Wild cats captured by hidden cameras
Leopardus pardalis (Ocelot). Volcan Barva, Costa Rica.
(This image is one of nearly 52,000 photos of 105 mammal species, taken as part of the first global camera trap mammal study done by The Tropical Ecology Assessment and Monitoring Network (TEAM) )
Wild animals don't like humans and donít act naturally while humans are around. So if you really want a glimpse of how they really live you have to do it while the animals donít know you are looking. And this is where hidden cameras come into play. This is the thinking behind what Conservation International set out to do. The project started in 2008 with 480 hidden automatic cameras placed in seven different countries in some of the most remote areas in the world.
The cameras are camouflaged and do not use flashphotography. They, are heat sensitive, so when they detect something warm nearby they snap a picture. So far the cameras have captured about 52,000 images and snapshots of 105 species including many wild cats. The study is headed by Jorge Ahumada, technical director of the Tropical Ecology Assessment and Monitoring Network. he explains it is a vital tool for the study of animals in their true native environment.
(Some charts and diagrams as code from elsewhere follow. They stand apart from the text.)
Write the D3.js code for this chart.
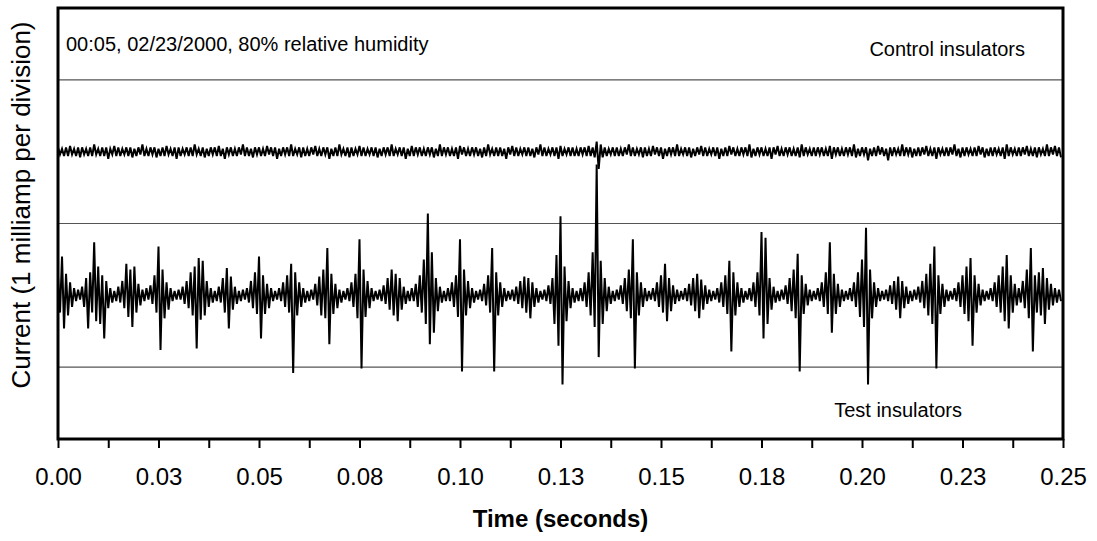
<!DOCTYPE html>
<html>
<head>
<meta charset="utf-8">
<script src="https://cdn.jsdelivr.net/npm/d3@7"></script>
<style>
  body { margin: 0; background: #fff; }
  text { font-family: "Liberation Sans", Arial, sans-serif; fill: #000; }
</style>
</head>
<body>
<div id="chart"></div>
<script>
// time axis (seconds)
const tickValues = [0, 0.025, 0.05, 0.075, 0.1, 0.125, 0.15, 0.175, 0.2, 0.225, 0.25];
const tickLabels = ['0.00', '0.03', '0.05', '0.08', '0.10', '0.13', '0.15', '0.18', '0.20', '0.23', '0.25'];

// trace offsets on the chart (milliamps, 1 division = 1 mA)
const controlOffset = 0.5;
const testOffset = -0.5;

// test insulators: peak up / peak down per 1 ms bin, in 0.01 mA
const testHi = [
  14, 27, 15, 9, 5, 4, 6, 12, 16, 37,
  20, 14, 10, 5, 3, 6, 10, 22, 18, 20,
  8, 4, 5, 7, 14, 34, 18, 9, 5, 3,
  4, 6, 10, 16, 20, 26, 24, 10, 5, 3,
  6, 12, 19, 13, 6, 3, 4, 5, 10, 16,
  27, 14, 8, 5, 3, 5, 9, 14, 22, 16,
  9, 5, 3, 4, 8, 13, 18, 33, 15, 8,
  4, 3, 5, 9, 15, 39, 18, 10, 5, 3,
  4, 7, 12, 18, 15, 12, 6, 3, 5, 8,
  14, 25, 57, 30, 12, 6, 3, 5, 9, 14,
  39, 18, 10, 5, 3, 4, 8, 14, 33, 16,
  9, 5, 3, 4, 6, 10, 13, 12, 9, 5,
  3, 4, 7, 12, 28, 55, 20, 10, 5, 3,
  5, 9, 16, 30, 91, 24, 12, 6, 3, 4,
  7, 12, 18, 39, 16, 9, 5, 3, 5, 9,
  14, 22, 12, 7, 4, 3, 5, 8, 12, 15,
  11, 7, 4, 3, 5, 9, 14, 24, 16, 9,
  5, 3, 5, 9, 16, 44, 40, 12, 6, 3,
  4, 7, 12, 18, 29, 14, 8, 4, 3, 5,
  9, 16, 37, 15, 8, 4, 3, 5, 9, 16,
  25, 47, 18, 9, 5, 3, 4, 7, 10, 13,
  10, 6, 3, 4, 6, 10, 15, 22, 34, 14,
  8, 4, 3, 5, 9, 14, 20, 26, 14, 8,
  4, 3, 5, 9, 14, 20, 28, 14, 8, 5,
  10, 18, 33, 14, 16, 19, 12, 8, 5, 4
];
const testLo = [
  12, 23, 14, 8, 4, 3, 8, 23, 12, 18,
  20, 30, 9, 5, 4, 5, 9, 15, 22, 12,
  7, 4, 3, 6, 12, 38, 16, 10, 4, 3,
  3, 6, 9, 14, 37, 17, 14, 8, 5, 4,
  5, 12, 23, 10, 6, 4, 3, 5, 9, 13,
  30, 13, 9, 4, 3, 4, 8, 12, 54, 14,
  8, 5, 4, 3, 7, 14, 16, 34, 13, 9,
  5, 3, 4, 8, 16, 51, 15, 9, 4, 3,
  4, 6, 10, 14, 18, 10, 6, 4, 4, 8,
  12, 20, 34, 26, 11, 5, 4, 4, 8, 15,
  53, 14, 9, 5, 3, 4, 7, 12, 53, 14,
  8, 4, 3, 4, 6, 9, 12, 16, 8, 5,
  3, 4, 6, 20, 35, 62, 18, 9, 5, 4,
  4, 8, 14, 22, 43, 20, 11, 6, 4, 3,
  6, 11, 16, 51, 14, 8, 4, 3, 4, 8,
  12, 18, 11, 6, 4, 3, 4, 7, 11, 16,
  10, 6, 4, 3, 5, 8, 13, 39, 14, 8,
  5, 3, 4, 8, 14, 30, 20, 10, 5, 4,
  3, 6, 11, 16, 53, 13, 7, 4, 3, 4,
  8, 13, 26, 13, 8, 4, 3, 4, 8, 15,
  22, 62, 16, 8, 4, 3, 4, 6, 10, 16,
  9, 6, 4, 3, 5, 9, 14, 20, 51, 13,
  8, 4, 3, 4, 8, 13, 18, 35, 12, 7,
  4, 3, 4, 8, 12, 18, 23, 12, 7, 5,
  9, 16, 39, 12, 14, 20, 10, 7, 5, 4
];

// control insulators: peak up / peak down per 1 ms bin, in 0.01 mA
const controlHi = [
  3, 2, 3, 4, 2, 3, 3, 2, 3, 5,
  2, 3, 3, 2, 4, 3, 2, 3, 3, 2,
  3, 5, 2, 3, 3, 2, 3, 4, 2, 3,
  3, 2, 3, 3, 5, 2, 3, 2, 3, 3,
  4, 2, 3, 3, 2, 3, 5, 3, 2, 3,
  3, 2, 4, 3, 3, 2, 3, 3, 5, 2,
  3, 3, 2, 3, 4, 2, 3, 3, 2, 3,
  5, 2, 3, 3, 2, 4, 3, 2, 3, 3,
  2, 3, 3, 5, 2, 3, 3, 2, 4, 3,
  3, 2, 3, 3, 2, 5, 3, 3, 2, 3,
  4, 3, 2, 3, 3, 2, 3, 5, 2, 3,
  3, 2, 3, 4, 3, 2, 3, 3, 2, 3,
  5, 3, 2, 3, 3, 4, 2, 3, 3, 2,
  3, 3, 4, 3, 7, 5, 3, 2, 3, 3,
  2, 3, 5, 3, 2, 3, 3, 2, 4, 3,
  3, 2, 3, 3, 5, 2, 3, 3, 2, 3,
  4, 3, 2, 3, 3, 2, 3, 4, 3, 2,
  3, 3, 5, 2, 3, 3, 2, 3, 3, 4,
  2, 3, 3, 2, 3, 5, 3, 2, 3, 3,
  3, 2, 4, 3, 3, 2, 3, 3, 5, 2,
  3, 3, 2, 3, 4, 3, 2, 3, 3, 2,
  5, 3, 3, 2, 3, 3, 4, 2, 3, 3,
  2, 3, 3, 5, 2, 3, 3, 2, 3, 4,
  3, 2, 3, 3, 2, 3, 5, 3, 2, 3,
  3, 4, 2, 3, 3, 2, 5, 3, 4, 3
];
const controlLo = [
  2, 3, 3, 2, 3, 4, 2, 3, 3, 2,
  3, 3, 5, 2, 3, 3, 2, 3, 4, 3,
  2, 3, 3, 2, 4, 3, 3, 2, 3, 5,
  3, 2, 3, 3, 2, 3, 4, 3, 2, 3,
  3, 5, 2, 3, 3, 2, 3, 3, 4, 2,
  3, 3, 2, 3, 5, 3, 2, 3, 3, 2,
  4, 3, 3, 2, 3, 3, 2, 5, 3, 3,
  2, 3, 4, 3, 2, 3, 3, 2, 3, 4,
  3, 2, 3, 3, 2, 3, 5, 3, 3, 2,
  3, 3, 2, 4, 3, 3, 2, 3, 3, 5,
  2, 3, 3, 2, 3, 4, 3, 2, 3, 3,
  3, 5, 2, 3, 3, 2, 3, 3, 4, 2,
  3, 3, 2, 3, 5, 3, 2, 3, 3, 3,
  2, 3, 3, 4, 12, 4, 3, 2, 3, 3,
  3, 2, 3, 3, 2, 4, 3, 3, 2, 3,
  5, 3, 2, 3, 3, 2, 3, 4, 3, 2,
  3, 3, 2, 3, 5, 3, 3, 2, 3, 3,
  2, 3, 4, 3, 2, 3, 3, 5, 2, 3,
  3, 2, 3, 3, 4, 3, 2, 3, 3, 2,
  3, 3, 5, 2, 3, 3, 2, 3, 4, 3,
  2, 6, 3, 3, 2, 3, 6, 3, 2, 3,
  3, 2, 4, 3, 3, 2, 3, 3, 5, 2,
  3, 3, 2, 3, 4, 3, 2, 3, 3, 2,
  4, 3, 3, 2, 3, 5, 3, 2, 3, 3,
  2, 3, 3, 4, 2, 3, 3, 2, 3, 4
];

const width = 1097;
const height = 541;
const margin = { left: 58, right: 34, top: 8, bottom: 102 };

const svg = d3.select('#chart').append('svg')
  .attr('width', width)
  .attr('height', height);

const x = d3.scaleLinear()
  .domain([0, 0.25])
  .range([margin.left, width - margin.right]);

const y = d3.scaleLinear()
  .domain([-1.5, 1.5])
  .range([height - margin.bottom, margin.top]);

// horizontal division lines
svg.selectAll('.grid')
  .data([1, 0, -1])
  .enter()
  .append('line')
  .attr('x1', x(0))
  .attr('x2', x(0.25))
  .attr('y1', d => y(d))
  .attr('y2', d => y(d))
  .attr('stroke', '#555')
  .attr('stroke-width', 1.2);

// zigzag through peak-up / peak-down values of each 1 ms bin
function tracePoints(hi, lo, offset) {
  const pts = [];
  hi.forEach((h, i) => {
    pts.push([i * 0.001, offset + h / 100]);
    pts.push([(i + 0.5) * 0.001, offset - lo[i] / 100]);
  });
  return pts;
}

const line = d3.line()
  .x(d => x(d[0]))
  .y(d => y(d[1]));

svg.append('path')
  .attr('d', line(tracePoints(controlHi, controlLo, controlOffset)))
  .attr('fill', 'none')
  .attr('stroke', '#000')
  .attr('stroke-width', 2);

svg.append('path')
  .attr('d', line(tracePoints(testHi, testLo, testOffset)))
  .attr('fill', 'none')
  .attr('stroke', '#000')
  .attr('stroke-width', 2);

// plot frame
svg.append('rect')
  .attr('x', x(0))
  .attr('y', y(1.5))
  .attr('width', x(0.25) - x(0))
  .attr('height', y(-1.5) - y(1.5))
  .attr('fill', 'none')
  .attr('stroke', '#000')
  .attr('stroke-width', 3);

// x axis
const xAxis = d3.axisBottom(x)
  .tickValues(d3.range(0, 21).map(i => i * 0.0125))
  .tickSize(9)
  .tickFormat(d => {
    const k = tickValues.findIndex(v => Math.abs(v - d) < 1e-9);
    return k >= 0 ? tickLabels[k] : '';
  });

const gx = svg.append('g')
  .attr('transform', `translate(0,${y(-1.5)})`)
  .call(xAxis);
gx.select('.domain').remove();
gx.selectAll('.tick line').attr('stroke', '#000').attr('stroke-width', 2);
gx.selectAll('.tick text')
  .attr('y', 29)
  .style('font-size', '24px')
  .style('font-family', '"Liberation Sans", Arial, sans-serif');

// axis titles
svg.append('text')
  .attr('x', (x(0) + x(0.25)) / 2)
  .attr('y', 527)
  .attr('text-anchor', 'middle')
  .style('font-size', '24px')
  .style('font-weight', 'bold')
  .text('Time (seconds)');

svg.append('text')
  .attr('transform', 'translate(30,205) rotate(-90)')
  .attr('text-anchor', 'middle')
  .style('font-size', '26px')
  .text('Current (1 milliamp per division)');

// annotations
svg.append('text')
  .attr('x', 66)
  .attr('y', 51)
  .style('font-size', '20px')
  .text('00:05, 02/23/2000, 80% relative humidity');

svg.append('text')
  .attr('x', 1025)
  .attr('y', 56)
  .attr('text-anchor', 'end')
  .style('font-size', '20px')
  .text('Control insulators');

svg.append('text')
  .attr('x', 962)
  .attr('y', 417)
  .attr('text-anchor', 'end')
  .style('font-size', '20px')
  .text('Test insulators');
</script>
</body>
</html>
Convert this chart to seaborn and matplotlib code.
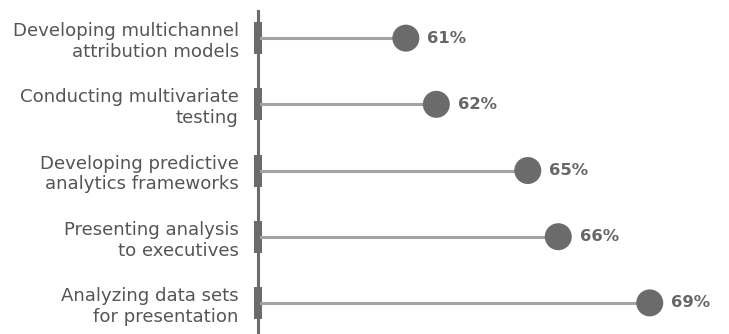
import matplotlib
matplotlib.use("Agg")
import matplotlib.pyplot as plt
import seaborn as sns
import pandas as pd

categories = [
    "Developing multichannel\nattribution models",
    "Conducting multivariate\ntesting",
    "Developing predictive\nanalytics frameworks",
    "Presenting analysis\nto executives",
    "Analyzing data sets\nfor presentation",
]
values = [61, 62, 65, 66, 69]
value_labels = ["61%", "62%", "65%", "66%", "69%"]

sns.set_theme(style="white")
plt.rcParams["font.family"] = ["DejaVu Sans"]

df = pd.DataFrame({"category": categories, "value": values, "pos": range(len(values))})

fig = plt.figure(figsize=(7.29, 3.34), dpi=100)
ax = fig.add_axes([258 / 729, 0, 1 - 258 / 729, 1 - 11 / 334])

XMIN, XMAX = 56.15, 71.6
ax.set_xlim(XMIN, XMAX)
ax.set_ylim(4.47, -0.41)

ax.hlines(df["pos"], XMIN, df["value"], color="#a3a3a3", linewidth=2.2, zorder=1)
sns.scatterplot(data=df, x="value", y="pos", ax=ax, s=27 * 27 * 0.5184, color="#6b6b6b",
                edgecolor="none", zorder=3, legend=False)

for p, v, lab in zip(df["pos"], df["value"], value_labels):
    ax.annotate(lab, (v, p), xytext=(15.5, 0), textcoords="offset points",
                ha="left", va="center", fontsize=11.8, fontweight="bold", color="#666666")

ax.set_yticks(df["pos"])
ax.set_yticklabels(categories, fontsize=13.1, color="#555555", linespacing=1.2)
ax.set_xticks([])
ax.set_xlabel("")
ax.set_ylabel("")

for s in ["top", "right", "bottom"]:
    ax.spines[s].set_visible(False)
ax.spines["left"].set_color("#6b6b6b")
ax.spines["left"].set_linewidth(2.2)
ax.tick_params(axis="y", direction="inout", length=5.8, width=23, color="#6b6b6b", pad=11, left=True)

fig.savefig("out.png", dpi=100)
Many of the animals photographed are very shy of humans and are much better at hiding from us than we are at finding them.
The cameras can spy on animals during the night just as well as they can during the day. This allows fascinating insights into the life of rare cats, because many of these cats are most active at night and it is often very difficult to study them with conventional methods.
Some of the images from the hidden cameras including the one shown here, were released this August . The first results from the study itself are just about to be published (see reference below).
Jorge A. Ahumada1, Carlos E. F. Silva, Krisna Gajapersad, Chris Hallam, Johanna Hurtado, Emanuel Martin, Alex McWilliam, Badru Mugerwa, Tim O'Brien, Francesco Rovero, Douglas Sheil, Wilson R. Spironello, Nurul Winarni and Sandy J. Andelman. Community structure and diversity of tropical forest mammals: data from a global camera trap network. Philosophical Transactions of the Royal Society: Biological Sciences, (2011), vol. 366, 2703-2711.